On job remuneration, he said there was the need to put in place a mechanism that would ensure that worker productivity is tied to his wage or to pay labour commensurate to work done.
According to him this should form the crust of labour unions agitations for higher wages and until that was ensured, demonstrations and strikes to press for increase in salaries would be out of place. "Social loafing is not a healthy attitude to national growth, therefore every effort must be made by worker-institutions, especially in the pubic sector to check this menace," Rev. Henaku said.
He said the celebration of May Day should be made to seem to the worker as a time to add few cedis to his salary or wage, but more importantly a time to reflect on whether one is worth what he earns and how his work and earning have impacted on over-all productivity.
To the government and other employers, Rev.
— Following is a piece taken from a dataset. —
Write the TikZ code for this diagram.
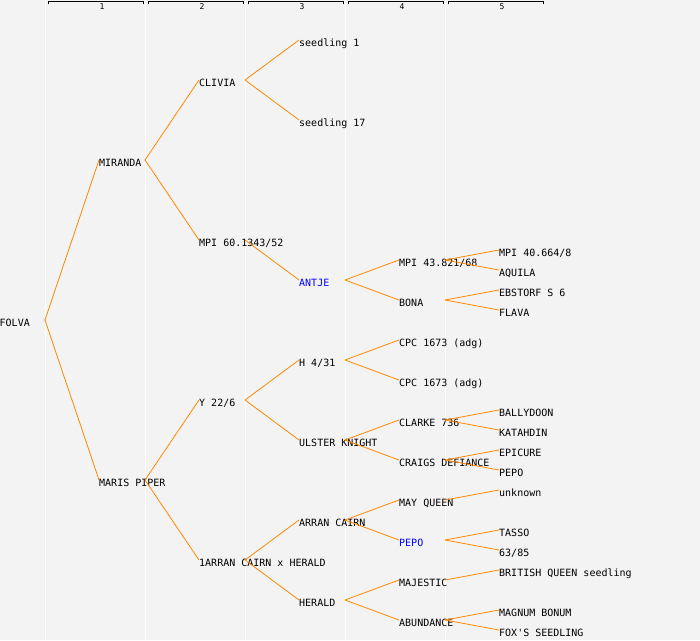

Henaku said, "There is the need for them to pay the Ghanaian employee what is due him because it will do a lot to reduce bribery and corruption in the system."
Quoting portions of the Bible, he said, "Where there are no oxen, the manger is empty but from the strength of an ox comes an abundant harvest," adding that government must take good care of workers so they could wok efficiently to increase output.
Rev. Henaku said, "loyalty, sacrifice, dedication, commitment and faithfulness to work come to replace malpractices such as bribery and corruption when people are well remunerated."